▸ **GIVEN PROBLEM**
Quote the listing below word for word, stopping after the line that contains "plt.rcParams['font.family'] = ['Liberation".

(Source data)

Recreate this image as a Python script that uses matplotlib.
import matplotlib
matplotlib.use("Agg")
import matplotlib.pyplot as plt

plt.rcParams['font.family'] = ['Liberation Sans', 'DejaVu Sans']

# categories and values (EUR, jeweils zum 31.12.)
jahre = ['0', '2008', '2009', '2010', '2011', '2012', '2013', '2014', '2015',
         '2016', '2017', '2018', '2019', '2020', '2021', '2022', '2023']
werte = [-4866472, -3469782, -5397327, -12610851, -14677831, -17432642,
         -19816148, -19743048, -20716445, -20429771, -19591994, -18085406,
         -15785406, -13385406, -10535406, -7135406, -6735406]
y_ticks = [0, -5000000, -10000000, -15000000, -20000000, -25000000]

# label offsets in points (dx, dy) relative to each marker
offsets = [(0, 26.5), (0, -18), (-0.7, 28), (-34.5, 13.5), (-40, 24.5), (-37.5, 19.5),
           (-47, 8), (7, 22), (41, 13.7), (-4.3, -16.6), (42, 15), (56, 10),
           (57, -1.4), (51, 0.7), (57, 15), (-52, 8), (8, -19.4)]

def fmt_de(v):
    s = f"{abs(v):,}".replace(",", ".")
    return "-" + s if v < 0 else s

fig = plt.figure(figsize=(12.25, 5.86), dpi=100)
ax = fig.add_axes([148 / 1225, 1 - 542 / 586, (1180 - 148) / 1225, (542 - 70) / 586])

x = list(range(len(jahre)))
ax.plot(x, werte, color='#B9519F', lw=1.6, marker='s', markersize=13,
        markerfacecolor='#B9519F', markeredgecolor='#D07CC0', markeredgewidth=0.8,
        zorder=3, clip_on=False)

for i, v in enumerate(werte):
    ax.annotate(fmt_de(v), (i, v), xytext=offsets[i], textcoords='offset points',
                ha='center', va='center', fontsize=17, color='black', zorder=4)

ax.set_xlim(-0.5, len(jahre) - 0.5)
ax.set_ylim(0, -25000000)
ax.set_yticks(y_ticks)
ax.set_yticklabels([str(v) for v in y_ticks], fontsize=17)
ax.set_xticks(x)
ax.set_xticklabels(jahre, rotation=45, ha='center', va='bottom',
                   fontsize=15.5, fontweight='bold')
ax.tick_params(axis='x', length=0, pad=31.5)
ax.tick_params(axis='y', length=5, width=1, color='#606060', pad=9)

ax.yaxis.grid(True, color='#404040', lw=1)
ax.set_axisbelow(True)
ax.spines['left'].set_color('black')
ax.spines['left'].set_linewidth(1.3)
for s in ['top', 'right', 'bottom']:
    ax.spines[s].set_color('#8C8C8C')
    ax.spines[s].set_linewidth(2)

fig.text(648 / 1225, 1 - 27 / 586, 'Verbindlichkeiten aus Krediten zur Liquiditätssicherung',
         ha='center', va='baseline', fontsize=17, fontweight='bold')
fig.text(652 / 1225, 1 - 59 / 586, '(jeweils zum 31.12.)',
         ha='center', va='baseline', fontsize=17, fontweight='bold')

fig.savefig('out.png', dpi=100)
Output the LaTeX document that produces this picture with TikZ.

▸ **SOLUTION TO THIS TASK**
Recreate this image as a Python script that uses matplotlib.
import matplotlib
matplotlib.use("Agg")
import matplotlib.pyplot as plt

plt.rcParams['font.family'] = ['Liberation Sans', 'DejaVu Sans']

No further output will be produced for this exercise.